I think the least sympathetic character in the whole book is Carrie, Tim’s wife. She is dutiful to a fault. When I write these reviews, I have no  idea what the author’s intentions are (unless I’ve read interviews). It seems to me that Perotta’s intention with Carrie is to use her to represent the worse of the Christian authoritarian movement. First, Tim does admit that Carrie is his better. But then Perotta twists the knife a little – against Carrie. Carrie realizes it. Her attempt to provide a stable home is her duty. Her settling down with Tim is her duty. When Carrie buys sexy lingerie to ignite passion in their lives, it’s her duty. Submerging her desires; it’s her duty. Her marriage to Tim is a duty.

Therein lies Perotta’s main point; why are evangelicals so gung-ho about submission? Worse, it isn’t even as if Carrie does her duty for god. It is unclear if her motivation is faith, fear of being alone, or a need to amend her past by starting a life as a chaste wife. It is unclear what emptiness she is trying to fill. I might have mis-read the book, but I thought that all the other characters seem sincere. They generally believed in what they are doing, even if how they go about it turns into a complete mess. We don’t read too much about JoAnn’s life, or Pastor Dennis’s wife. As I had mentioned, it seems that JoAnn has it together.

As for Pastor Dennis, there is an element of pride in his pushing Tim to do the right thing; Tim was an official convert. Again, that is a reasonable portrayal of a very human sin. Tim struggles; he has lusts, and he knows what comes of it. He lost his wife over it. But lust is on the same continuum as a capacity for passion; he lacks that with his current wife. One problem is the biblical injunction to have stability, to have a woman simply to temper the man’s wild urges. Ruth is no stranger to sex; she has even enjoyed some of it. But she has also felt pain at being used, and her adult life seems devoted to addressing the symptoms of promiscuity, the logistics of avoiding pregnancy and disease management, and not so much really helping kids – or herself – find happiness or joy on their own terms. Ruth understands enough that religion is not a salve, and neither is living for the moment. But she isn’t sure how to proceed with living in the moment, to be happy and not merely pleasure-seeking. Carrie, by contrast, seems bitter. She has grown to dislike her past (promiscuous) self, but she doesn’t like her present self either. However, she seized on the fact that being able to suppressing her desires places her on moral ground, and more importantly higher than her husband. Despite her meekness, that’s the game she decides to play, and she certainly knows the score. That makes her the ugliest character in the story.

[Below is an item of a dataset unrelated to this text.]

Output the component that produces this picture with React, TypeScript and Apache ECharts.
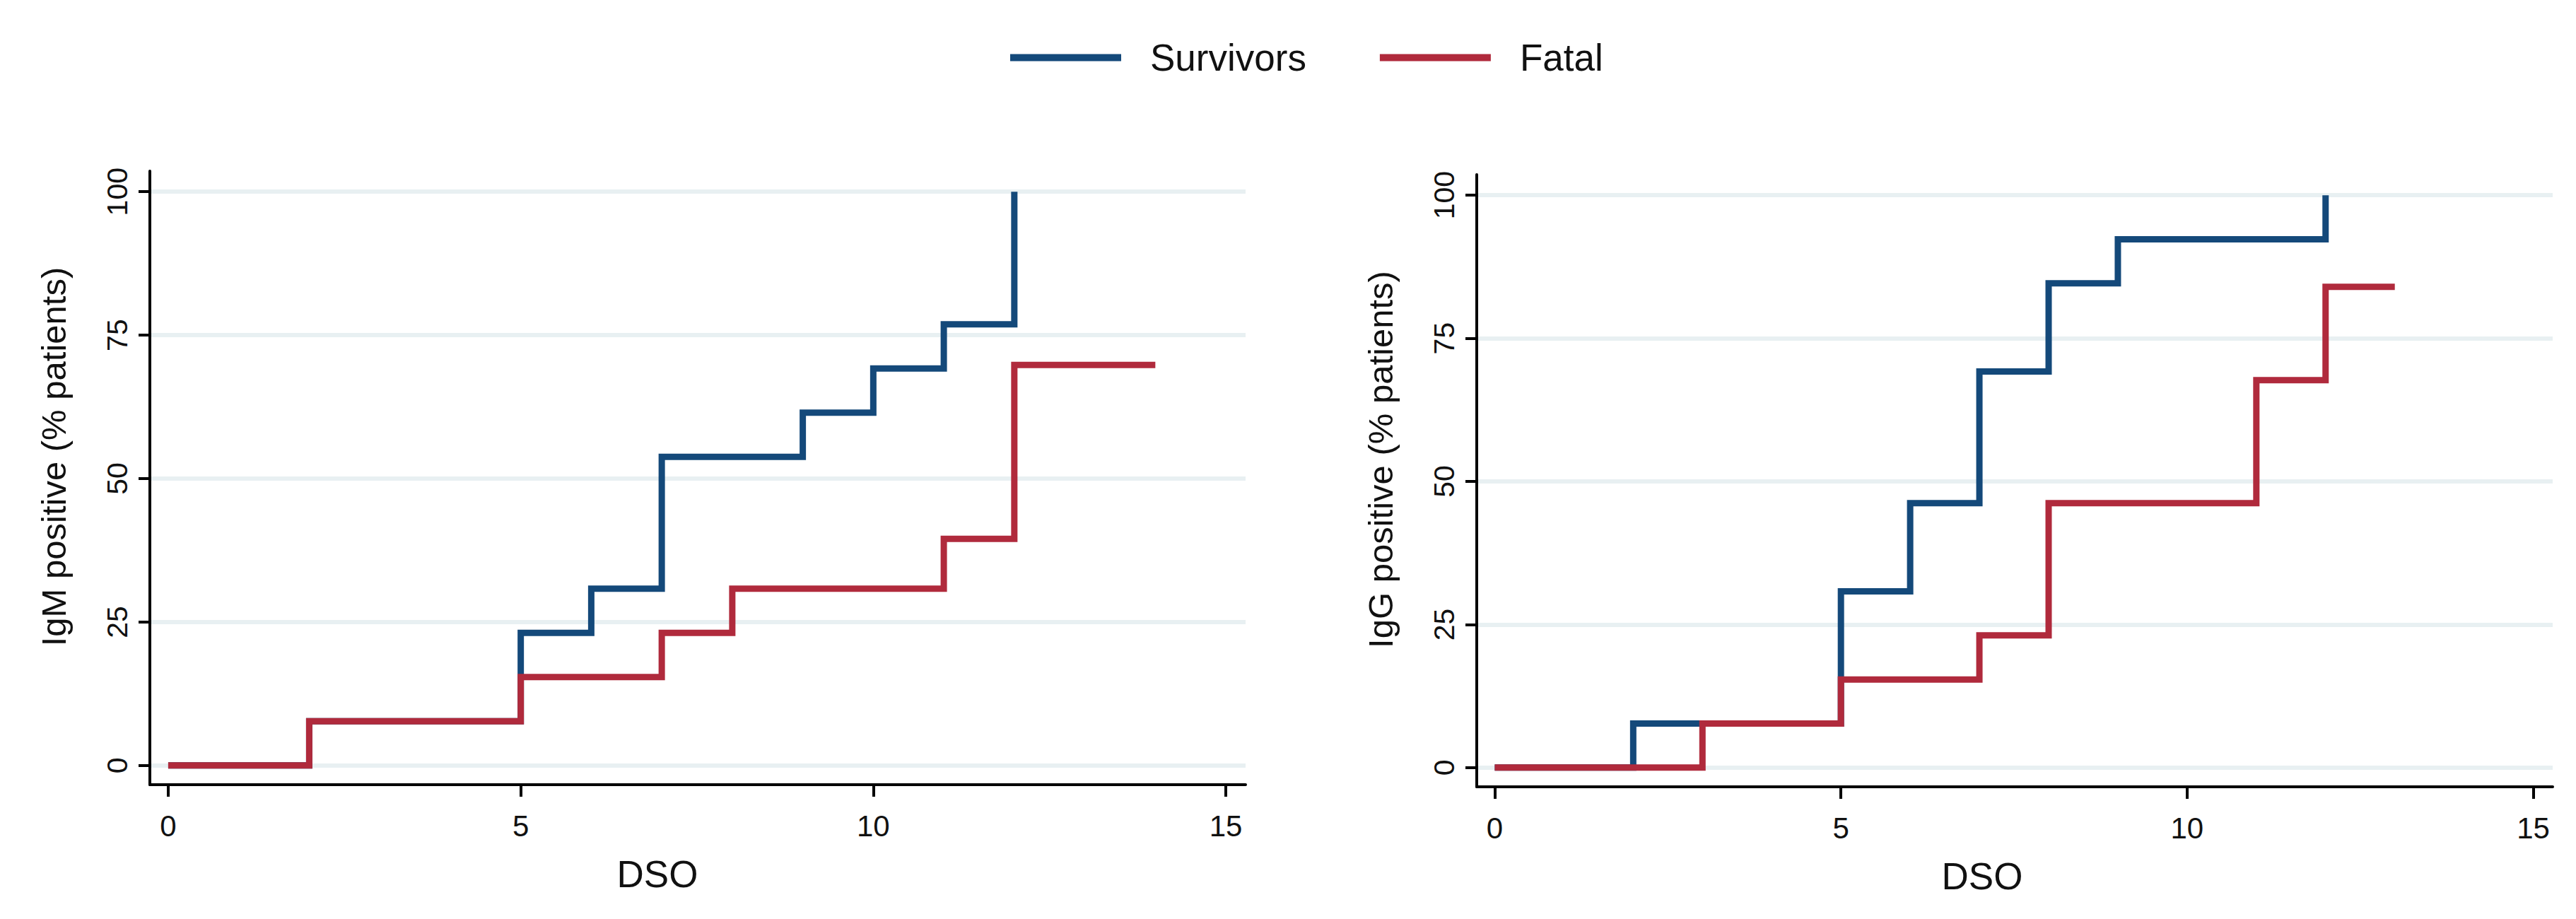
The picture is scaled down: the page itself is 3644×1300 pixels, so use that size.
import React, { useEffect, useRef } from "react";
import * as echarts from "echarts";

const FONT = "'Liberation Sans', Arial, Helvetica, sans-serif";

const seriesNames = ["Survivors", "Fatal"];
const seriesColors = ["#14497a", "#b02a3c"];

const xTicks = [0, 5, 10, 15];
const yTicks = [0, 25, 50, 75, 100];

// IgM panel
const igmSurvDays = [0, 2, 5, 6, 7, 9, 10, 11, 12];
const igmSurvPct = [0, 7.7, 23.1, 30.8, 53.8, 61.5, 69.2, 76.9, 100];
const igmFatalDays = [0, 2, 5, 7, 8, 11, 12, 14];
const igmFatalPct = [0, 7.7, 15.4, 23.1, 30.8, 39.5, 69.8, 69.8];

// IgG panel
const iggSurvDays = [0, 2, 5, 6, 7, 8, 9, 12];
const iggSurvPct = [0, 7.7, 30.8, 46.2, 69.2, 84.6, 92.3, 100];
const iggFatalDays = [0, 3, 5, 7, 8, 11, 12, 13];
const iggFatalPct = [0, 7.7, 15.4, 23.1, 46.2, 67.7, 84.0, 84.0];

const yTitles = ["IgM positive (% patients)", "IgG positive (% patients)"];
const xTitle = "DSO";

const zip = (xs: number[], ys: number[]) => xs.map((x, i) => [x, ys[i]]);

export default function App() {
  const ref = useRef<HTMLDivElement>(null);

  useEffect(() => {
    document.body.style.margin = "0";
    if (!ref.current) return;
    const chart = echarts.init(ref.current, undefined, { renderer: "svg" });

    const grids = [
      { left: 212, top: 242, width: 1550, height: 868 },
      { left: 2089, top: 247, width: 1522, height: 866 },
    ];
    const xNamePad = [114, 92];

    const xAxes = grids.map((_, i) => ({
      type: "value",
      gridIndex: i,
      min: -0.26,
      max: 15.28,
      axisLine: { onZero: false, lineStyle: { color: "#000", width: 4 } },
      axisTick: { length: 17, customValues: xTicks, lineStyle: { color: "#000", width: 4 } },
      axisLabel: { customValues: xTicks, fontSize: 42, margin: 37, color: "#111", fontFamily: FONT },
      splitLine: { show: false },
      name: xTitle,
      nameLocation: "middle",
      nameGap: 100,
      nameTextStyle: { fontSize: 53, color: "#111", fontFamily: FONT, padding: [0, xNamePad[i], 0, 0] },
    }));

    const yAxes = grids.map((_, i) => ({
      type: "value",
      gridIndex: i,
      min: -3.35,
      max: 103.6,
      axisLine: { onZero: false, lineStyle: { color: "#000", width: 4 } },
      axisTick: { length: 16, customValues: yTicks, lineStyle: { color: "#000", width: 4 } },
      axisLabel: { customValues: yTicks, rotate: 90, fontSize: 41, margin: 26, color: "#111", fontFamily: FONT },
      splitLine: { show: true, lineStyle: { color: "#e8f0f2", width: 6 } },
      name: yTitles[i],
      nameLocation: "middle",
      nameGap: 112,
      nameRotate: 90,
      nameTextStyle: { fontSize: 49, color: "#111", fontFamily: FONT, padding: [0, 0, 0, 60] },
    }));

    const mk = (name: string, color: string, idx: number, data: number[][]) => ({
      type: "line",
      name,
      xAxisIndex: idx,
      yAxisIndex: idx,
      step: "end",
      symbol: "none",
      data,
      itemStyle: { color },
      lineStyle: { color, width: 9, join: "miter", cap: "butt" },
    });

    chart.setOption({
      animation: false,
      backgroundColor: "#fff",
      textStyle: { fontFamily: FONT },
      legend: {
        data: seriesNames,
        left: 1424,
        top: 50,
        icon: "rect",
        itemWidth: 157,
        itemHeight: 10,
        itemGap: 104,
        textStyle: { fontSize: 53, color: "#111", fontFamily: FONT, padding: [0, 0, 0, 36] },
      },
      grid: grids,
      xAxis: xAxes,
      yAxis: yAxes,
      series: [
        mk(seriesNames[0], seriesColors[0], 0, zip(igmSurvDays, igmSurvPct)),
        mk(seriesNames[1], seriesColors[1], 0, zip(igmFatalDays, igmFatalPct)),
        mk(seriesNames[0], seriesColors[0], 1, zip(iggSurvDays, iggSurvPct)),
        mk(seriesNames[1], seriesColors[1], 1, zip(iggFatalDays, iggFatalPct)),
      ],
    });

    return () => chart.dispose();
  }, []);

  return <div ref={ref} style={{ width: 3644, height: 1300 }} />;
}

The strength of this story lies in the complicated characters. Especially Ruth and Tim, who are both aimless but sense they are currently at the nadir of their lives. In the end, Tim of course puts his lot with Ruth; although it should be a big statement against the use of religion, sex, or marriage as a bandaid on dissatisfaction with life, it felt more like a realistic first step these two trying to decide what actually makes them happy. I think this is a sublime ending.